**Given problem:** Take the lines from the head of the listing through the one bearing "import plotly.graph_objects as go" and copy them exactly, leaving every picture out.

**Provided material:**
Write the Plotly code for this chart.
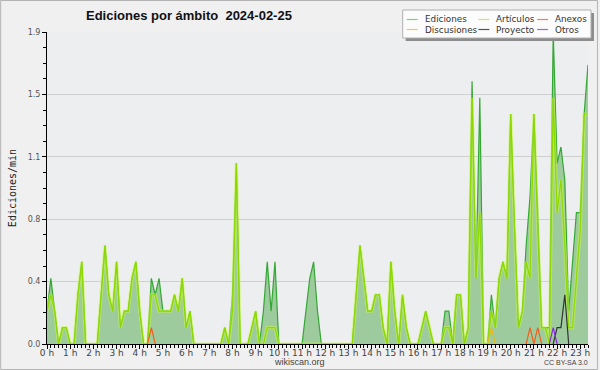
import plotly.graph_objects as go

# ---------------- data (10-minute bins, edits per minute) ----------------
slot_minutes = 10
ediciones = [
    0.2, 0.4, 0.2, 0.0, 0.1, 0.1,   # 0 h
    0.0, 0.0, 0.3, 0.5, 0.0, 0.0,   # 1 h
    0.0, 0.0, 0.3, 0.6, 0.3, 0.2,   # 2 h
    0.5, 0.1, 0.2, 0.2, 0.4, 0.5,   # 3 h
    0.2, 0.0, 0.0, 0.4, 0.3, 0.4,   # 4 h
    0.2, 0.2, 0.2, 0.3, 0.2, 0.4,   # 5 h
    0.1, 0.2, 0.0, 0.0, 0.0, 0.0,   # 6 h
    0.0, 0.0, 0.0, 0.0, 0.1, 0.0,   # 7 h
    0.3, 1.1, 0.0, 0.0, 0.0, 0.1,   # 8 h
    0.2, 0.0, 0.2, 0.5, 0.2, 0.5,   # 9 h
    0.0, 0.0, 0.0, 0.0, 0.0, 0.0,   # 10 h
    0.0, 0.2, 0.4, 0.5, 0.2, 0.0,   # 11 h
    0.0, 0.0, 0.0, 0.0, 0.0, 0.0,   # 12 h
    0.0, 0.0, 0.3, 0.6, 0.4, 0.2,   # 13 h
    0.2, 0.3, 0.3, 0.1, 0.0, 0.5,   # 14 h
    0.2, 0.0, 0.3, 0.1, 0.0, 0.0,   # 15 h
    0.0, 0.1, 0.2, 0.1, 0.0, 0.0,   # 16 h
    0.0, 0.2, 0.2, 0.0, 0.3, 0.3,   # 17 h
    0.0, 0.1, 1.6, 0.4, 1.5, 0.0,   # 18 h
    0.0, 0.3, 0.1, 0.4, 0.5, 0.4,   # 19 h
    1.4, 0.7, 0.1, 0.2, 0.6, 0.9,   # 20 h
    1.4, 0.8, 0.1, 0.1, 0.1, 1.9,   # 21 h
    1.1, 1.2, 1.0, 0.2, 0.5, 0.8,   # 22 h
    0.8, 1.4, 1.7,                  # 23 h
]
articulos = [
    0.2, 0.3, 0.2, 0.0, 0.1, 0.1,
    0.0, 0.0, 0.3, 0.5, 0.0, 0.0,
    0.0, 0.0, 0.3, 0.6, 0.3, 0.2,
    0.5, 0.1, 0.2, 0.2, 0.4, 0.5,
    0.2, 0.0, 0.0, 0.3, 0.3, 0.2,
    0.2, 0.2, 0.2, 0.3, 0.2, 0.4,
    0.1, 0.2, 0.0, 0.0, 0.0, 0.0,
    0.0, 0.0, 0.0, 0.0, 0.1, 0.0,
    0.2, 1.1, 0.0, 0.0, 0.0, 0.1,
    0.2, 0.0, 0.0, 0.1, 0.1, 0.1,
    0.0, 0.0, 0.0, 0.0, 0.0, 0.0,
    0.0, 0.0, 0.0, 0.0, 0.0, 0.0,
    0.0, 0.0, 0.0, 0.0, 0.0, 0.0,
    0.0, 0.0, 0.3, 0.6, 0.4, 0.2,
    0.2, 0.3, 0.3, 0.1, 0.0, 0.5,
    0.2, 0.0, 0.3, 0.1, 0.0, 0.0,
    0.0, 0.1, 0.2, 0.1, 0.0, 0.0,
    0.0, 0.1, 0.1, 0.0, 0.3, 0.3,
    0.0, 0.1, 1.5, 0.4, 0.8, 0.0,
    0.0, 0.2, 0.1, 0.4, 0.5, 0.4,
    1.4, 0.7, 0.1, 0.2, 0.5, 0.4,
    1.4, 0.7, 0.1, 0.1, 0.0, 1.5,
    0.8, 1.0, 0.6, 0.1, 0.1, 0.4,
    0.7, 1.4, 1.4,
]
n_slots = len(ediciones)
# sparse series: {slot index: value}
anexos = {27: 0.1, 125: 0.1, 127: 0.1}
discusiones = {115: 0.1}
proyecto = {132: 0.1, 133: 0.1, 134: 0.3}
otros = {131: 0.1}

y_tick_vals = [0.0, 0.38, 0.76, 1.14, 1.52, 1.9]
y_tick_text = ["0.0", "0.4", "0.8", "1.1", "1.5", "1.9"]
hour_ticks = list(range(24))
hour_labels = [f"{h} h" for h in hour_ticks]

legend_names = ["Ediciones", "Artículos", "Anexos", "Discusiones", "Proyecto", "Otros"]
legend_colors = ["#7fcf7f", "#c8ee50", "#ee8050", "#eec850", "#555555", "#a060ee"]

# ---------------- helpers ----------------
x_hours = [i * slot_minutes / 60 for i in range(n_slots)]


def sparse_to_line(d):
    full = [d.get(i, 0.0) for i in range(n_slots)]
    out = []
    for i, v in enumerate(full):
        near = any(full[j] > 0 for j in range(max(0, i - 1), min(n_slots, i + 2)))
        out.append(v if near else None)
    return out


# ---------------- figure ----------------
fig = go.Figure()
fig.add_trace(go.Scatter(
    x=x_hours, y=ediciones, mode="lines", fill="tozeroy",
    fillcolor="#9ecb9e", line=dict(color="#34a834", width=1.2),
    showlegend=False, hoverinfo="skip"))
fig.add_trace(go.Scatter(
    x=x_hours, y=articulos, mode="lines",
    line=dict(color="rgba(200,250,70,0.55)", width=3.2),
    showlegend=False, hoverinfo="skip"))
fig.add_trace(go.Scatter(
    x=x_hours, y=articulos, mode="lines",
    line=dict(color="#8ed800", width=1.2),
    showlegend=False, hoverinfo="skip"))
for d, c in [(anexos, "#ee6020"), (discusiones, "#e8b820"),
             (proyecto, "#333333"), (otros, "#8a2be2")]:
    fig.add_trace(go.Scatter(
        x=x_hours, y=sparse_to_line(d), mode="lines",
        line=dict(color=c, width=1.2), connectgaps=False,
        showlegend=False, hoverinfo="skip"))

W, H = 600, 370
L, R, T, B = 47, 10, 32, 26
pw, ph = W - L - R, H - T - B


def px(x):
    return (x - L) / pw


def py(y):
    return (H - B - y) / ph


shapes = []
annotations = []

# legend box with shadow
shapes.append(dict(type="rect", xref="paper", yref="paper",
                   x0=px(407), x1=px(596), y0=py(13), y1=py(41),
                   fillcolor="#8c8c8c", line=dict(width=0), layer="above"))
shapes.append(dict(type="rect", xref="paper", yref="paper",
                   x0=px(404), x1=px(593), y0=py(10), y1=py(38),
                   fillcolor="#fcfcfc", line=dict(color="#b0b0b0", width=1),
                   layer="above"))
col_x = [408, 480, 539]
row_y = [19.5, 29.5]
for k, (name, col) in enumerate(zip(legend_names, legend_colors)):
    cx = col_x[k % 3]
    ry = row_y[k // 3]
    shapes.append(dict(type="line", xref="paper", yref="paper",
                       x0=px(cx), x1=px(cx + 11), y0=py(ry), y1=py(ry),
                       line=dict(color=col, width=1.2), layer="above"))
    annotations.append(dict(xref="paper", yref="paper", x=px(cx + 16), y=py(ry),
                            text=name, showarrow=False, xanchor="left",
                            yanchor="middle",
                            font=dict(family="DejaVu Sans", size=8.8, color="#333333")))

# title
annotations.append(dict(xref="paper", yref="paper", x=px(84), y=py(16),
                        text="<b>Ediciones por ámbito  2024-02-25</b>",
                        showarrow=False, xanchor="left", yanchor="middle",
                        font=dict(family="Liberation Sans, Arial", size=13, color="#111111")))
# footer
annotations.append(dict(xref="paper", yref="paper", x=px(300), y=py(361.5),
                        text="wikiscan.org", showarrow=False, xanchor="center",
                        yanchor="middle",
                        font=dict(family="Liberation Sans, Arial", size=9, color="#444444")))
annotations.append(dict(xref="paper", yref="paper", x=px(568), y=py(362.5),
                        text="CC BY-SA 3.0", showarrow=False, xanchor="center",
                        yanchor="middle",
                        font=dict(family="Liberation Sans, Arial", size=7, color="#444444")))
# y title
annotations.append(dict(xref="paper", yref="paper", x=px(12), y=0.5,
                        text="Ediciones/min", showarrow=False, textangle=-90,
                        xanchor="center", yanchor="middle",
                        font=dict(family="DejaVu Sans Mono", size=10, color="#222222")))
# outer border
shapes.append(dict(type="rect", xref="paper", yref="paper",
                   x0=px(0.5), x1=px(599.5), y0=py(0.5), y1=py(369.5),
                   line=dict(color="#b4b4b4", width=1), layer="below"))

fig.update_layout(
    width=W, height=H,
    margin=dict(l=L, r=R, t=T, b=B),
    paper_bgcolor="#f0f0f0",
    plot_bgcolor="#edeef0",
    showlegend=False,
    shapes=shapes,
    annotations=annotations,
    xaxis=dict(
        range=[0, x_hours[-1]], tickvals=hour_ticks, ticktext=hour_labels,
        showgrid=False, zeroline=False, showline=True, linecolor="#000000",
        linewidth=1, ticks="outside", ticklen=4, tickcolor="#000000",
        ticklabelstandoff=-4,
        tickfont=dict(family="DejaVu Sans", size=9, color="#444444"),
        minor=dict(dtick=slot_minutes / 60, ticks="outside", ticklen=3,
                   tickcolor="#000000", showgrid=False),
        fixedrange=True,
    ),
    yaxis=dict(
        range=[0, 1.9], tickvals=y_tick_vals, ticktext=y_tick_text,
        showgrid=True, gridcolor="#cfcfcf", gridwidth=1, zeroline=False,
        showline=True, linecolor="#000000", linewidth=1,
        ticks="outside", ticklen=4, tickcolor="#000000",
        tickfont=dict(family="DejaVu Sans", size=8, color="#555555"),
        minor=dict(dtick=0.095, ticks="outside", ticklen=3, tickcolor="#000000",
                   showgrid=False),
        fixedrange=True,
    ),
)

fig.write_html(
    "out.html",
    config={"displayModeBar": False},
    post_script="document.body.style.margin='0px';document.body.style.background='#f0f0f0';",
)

**Task output:**
Write the Plotly code for this chart.
import plotly.graph_objects as go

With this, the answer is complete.